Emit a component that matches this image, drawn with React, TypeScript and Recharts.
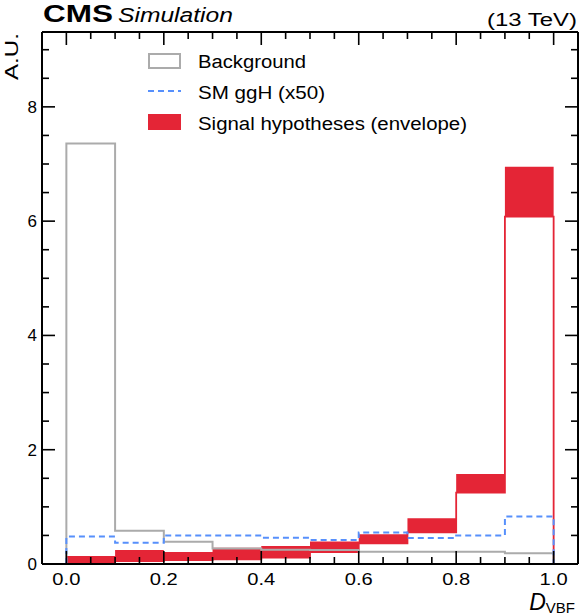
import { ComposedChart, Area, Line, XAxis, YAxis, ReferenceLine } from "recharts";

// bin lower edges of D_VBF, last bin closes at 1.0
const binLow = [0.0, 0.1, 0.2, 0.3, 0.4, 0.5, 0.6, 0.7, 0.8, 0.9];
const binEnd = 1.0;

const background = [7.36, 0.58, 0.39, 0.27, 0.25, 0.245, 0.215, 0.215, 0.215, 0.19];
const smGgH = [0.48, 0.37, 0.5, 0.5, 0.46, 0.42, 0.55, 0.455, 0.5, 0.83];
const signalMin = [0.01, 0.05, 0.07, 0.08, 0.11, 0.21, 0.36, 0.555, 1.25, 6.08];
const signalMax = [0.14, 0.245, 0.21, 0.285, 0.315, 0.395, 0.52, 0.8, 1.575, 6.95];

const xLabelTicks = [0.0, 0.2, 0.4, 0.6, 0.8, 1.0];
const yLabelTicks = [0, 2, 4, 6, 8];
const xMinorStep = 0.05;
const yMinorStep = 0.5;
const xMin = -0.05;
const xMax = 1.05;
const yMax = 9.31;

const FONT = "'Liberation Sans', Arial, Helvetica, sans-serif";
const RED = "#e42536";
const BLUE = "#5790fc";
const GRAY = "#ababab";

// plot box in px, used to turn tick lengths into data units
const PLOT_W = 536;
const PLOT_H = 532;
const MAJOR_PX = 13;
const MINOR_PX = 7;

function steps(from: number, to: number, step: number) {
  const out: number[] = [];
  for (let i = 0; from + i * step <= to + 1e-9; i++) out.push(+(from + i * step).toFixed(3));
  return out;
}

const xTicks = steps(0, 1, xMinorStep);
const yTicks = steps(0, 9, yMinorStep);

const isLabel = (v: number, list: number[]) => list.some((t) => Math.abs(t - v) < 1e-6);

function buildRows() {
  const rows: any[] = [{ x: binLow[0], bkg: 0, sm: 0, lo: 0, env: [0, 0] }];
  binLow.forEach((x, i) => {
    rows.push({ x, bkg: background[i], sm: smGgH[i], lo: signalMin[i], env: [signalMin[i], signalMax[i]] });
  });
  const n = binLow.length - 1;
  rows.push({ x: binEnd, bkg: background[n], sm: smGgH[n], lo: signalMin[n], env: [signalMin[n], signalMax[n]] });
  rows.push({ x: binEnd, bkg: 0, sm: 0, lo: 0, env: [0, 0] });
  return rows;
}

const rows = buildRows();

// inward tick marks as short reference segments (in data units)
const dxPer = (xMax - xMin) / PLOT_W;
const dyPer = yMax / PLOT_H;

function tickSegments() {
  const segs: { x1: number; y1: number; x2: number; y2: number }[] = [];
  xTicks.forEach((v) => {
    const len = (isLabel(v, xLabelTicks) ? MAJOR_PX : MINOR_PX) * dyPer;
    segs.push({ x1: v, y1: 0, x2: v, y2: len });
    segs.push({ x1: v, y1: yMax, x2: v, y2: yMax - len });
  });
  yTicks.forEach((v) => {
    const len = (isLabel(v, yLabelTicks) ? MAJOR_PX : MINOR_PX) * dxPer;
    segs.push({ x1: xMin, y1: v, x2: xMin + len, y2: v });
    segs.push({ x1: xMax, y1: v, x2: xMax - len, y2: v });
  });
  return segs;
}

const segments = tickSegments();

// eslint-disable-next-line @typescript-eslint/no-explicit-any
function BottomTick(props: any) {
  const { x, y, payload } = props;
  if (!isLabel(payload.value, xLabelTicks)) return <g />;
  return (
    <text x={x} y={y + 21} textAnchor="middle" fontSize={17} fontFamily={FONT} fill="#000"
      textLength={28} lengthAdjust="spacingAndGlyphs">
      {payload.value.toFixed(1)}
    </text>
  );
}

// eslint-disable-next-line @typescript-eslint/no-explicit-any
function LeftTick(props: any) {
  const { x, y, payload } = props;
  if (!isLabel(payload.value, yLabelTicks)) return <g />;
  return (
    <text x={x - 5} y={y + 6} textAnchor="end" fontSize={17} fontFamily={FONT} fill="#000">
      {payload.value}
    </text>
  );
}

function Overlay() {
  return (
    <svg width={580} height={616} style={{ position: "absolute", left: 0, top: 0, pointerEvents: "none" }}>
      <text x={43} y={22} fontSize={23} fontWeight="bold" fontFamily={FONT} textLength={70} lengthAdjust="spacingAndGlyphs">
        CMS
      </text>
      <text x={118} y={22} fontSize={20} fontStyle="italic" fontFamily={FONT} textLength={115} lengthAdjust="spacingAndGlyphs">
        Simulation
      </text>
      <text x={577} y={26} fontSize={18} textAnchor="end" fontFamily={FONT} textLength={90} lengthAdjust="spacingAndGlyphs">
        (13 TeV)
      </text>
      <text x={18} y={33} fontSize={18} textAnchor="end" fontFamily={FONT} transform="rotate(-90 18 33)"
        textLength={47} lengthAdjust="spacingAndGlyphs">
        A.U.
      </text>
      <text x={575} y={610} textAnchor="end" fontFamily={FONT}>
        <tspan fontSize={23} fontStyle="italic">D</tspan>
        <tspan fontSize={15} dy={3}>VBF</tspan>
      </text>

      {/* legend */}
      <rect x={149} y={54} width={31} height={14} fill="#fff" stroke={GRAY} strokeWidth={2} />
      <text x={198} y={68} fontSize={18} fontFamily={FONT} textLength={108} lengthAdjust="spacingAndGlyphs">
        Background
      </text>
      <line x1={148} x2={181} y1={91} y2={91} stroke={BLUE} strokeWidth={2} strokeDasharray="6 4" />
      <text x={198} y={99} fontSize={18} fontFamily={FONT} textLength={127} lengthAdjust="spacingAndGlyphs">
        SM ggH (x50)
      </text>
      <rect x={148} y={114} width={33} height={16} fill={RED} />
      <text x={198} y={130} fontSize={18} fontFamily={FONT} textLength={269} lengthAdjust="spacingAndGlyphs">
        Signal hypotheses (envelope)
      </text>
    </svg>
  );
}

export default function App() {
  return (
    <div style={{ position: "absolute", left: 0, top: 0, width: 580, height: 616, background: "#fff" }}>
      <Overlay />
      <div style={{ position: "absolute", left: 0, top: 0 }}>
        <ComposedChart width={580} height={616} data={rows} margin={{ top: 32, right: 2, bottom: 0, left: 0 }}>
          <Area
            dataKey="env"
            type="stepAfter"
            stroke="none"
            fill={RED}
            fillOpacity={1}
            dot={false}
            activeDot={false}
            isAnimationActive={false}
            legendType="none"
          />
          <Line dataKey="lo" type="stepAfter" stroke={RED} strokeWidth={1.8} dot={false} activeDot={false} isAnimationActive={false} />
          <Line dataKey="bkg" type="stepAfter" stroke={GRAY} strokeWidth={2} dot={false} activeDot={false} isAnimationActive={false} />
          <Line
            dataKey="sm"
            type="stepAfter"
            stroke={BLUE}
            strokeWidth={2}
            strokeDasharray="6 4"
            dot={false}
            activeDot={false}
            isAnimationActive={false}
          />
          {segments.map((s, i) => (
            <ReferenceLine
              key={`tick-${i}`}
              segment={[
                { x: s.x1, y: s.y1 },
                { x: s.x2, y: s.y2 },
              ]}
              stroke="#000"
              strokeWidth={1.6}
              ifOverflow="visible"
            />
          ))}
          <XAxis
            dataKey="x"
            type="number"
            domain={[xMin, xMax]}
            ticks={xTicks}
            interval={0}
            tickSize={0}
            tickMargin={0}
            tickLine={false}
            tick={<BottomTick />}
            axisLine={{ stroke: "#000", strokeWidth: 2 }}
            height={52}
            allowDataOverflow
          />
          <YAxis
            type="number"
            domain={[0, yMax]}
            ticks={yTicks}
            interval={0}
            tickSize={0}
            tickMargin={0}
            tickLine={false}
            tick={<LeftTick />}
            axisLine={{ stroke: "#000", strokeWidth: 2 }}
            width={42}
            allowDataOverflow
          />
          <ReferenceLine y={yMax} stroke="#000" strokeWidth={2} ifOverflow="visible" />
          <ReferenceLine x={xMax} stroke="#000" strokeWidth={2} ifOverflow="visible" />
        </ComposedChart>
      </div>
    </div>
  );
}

+ + + + + + +

# Written task
Omit the pictures, then repeat exactly each line from the beginning of the listing through the line with "const dyPer = yMax / PLOT_H;".

# Exercise response
Emit a component that matches this image, drawn with React, TypeScript and Recharts.
import { ComposedChart, Area, Line, XAxis, YAxis, ReferenceLine } from "recharts";

// bin lower edges of D_VBF, last bin closes at 1.0
const binLow = [0.0, 0.1, 0.2, 0.3, 0.4, 0.5, 0.6, 0.7, 0.8, 0.9];
const binEnd = 1.0;

const background = [7.36, 0.58, 0.39, 0.27, 0.25, 0.245, 0.215, 0.215, 0.215, 0.19];
const smGgH = [0.48, 0.37, 0.5, 0.5, 0.46, 0.42, 0.55, 0.455, 0.5, 0.83];
const signalMin = [0.01, 0.05, 0.07, 0.08, 0.11, 0.21, 0.36, 0.555, 1.25, 6.08];
const signalMax = [0.14, 0.245, 0.21, 0.285, 0.315, 0.395, 0.52, 0.8, 1.575, 6.95];

const xLabelTicks = [0.0, 0.2, 0.4, 0.6, 0.8, 1.0];
const yLabelTicks = [0, 2, 4, 6, 8];
const xMinorStep = 0.05;
const yMinorStep = 0.5;
const xMin = -0.05;
const xMax = 1.05;
const yMax = 9.31;

const FONT = "'Liberation Sans', Arial, Helvetica, sans-serif";
const RED = "#e42536";
const BLUE = "#5790fc";
const GRAY = "#ababab";

// plot box in px, used to turn tick lengths into data units
const PLOT_W = 536;
const PLOT_H = 532;
const MAJOR_PX = 13;
const MINOR_PX = 7;

function steps(from: number, to: number, step: number) {
  const out: number[] = [];
  for (let i = 0; from + i * step <= to + 1e-9; i++) out.push(+(from + i * step).toFixed(3));
  return out;
}

const xTicks = steps(0, 1, xMinorStep);
const yTicks = steps(0, 9, yMinorStep);

const isLabel = (v: number, list: number[]) => list.some((t) => Math.abs(t - v) < 1e-6);

function buildRows() {
  const rows: any[] = [{ x: binLow[0], bkg: 0, sm: 0, lo: 0, env: [0, 0] }];
  binLow.forEach((x, i) => {
    rows.push({ x, bkg: background[i], sm: smGgH[i], lo: signalMin[i], env: [signalMin[i], signalMax[i]] });
  });
  const n = binLow.length - 1;
  rows.push({ x: binEnd, bkg: background[n], sm: smGgH[n], lo: signalMin[n], env: [signalMin[n], signalMax[n]] });
  rows.push({ x: binEnd, bkg: 0, sm: 0, lo: 0, env: [0, 0] });
  return rows;
}

const rows = buildRows();

// inward tick marks as short reference segments (in data units)
const dxPer = (xMax - xMin) / PLOT_W;
const dyPer = yMax / PLOT_H;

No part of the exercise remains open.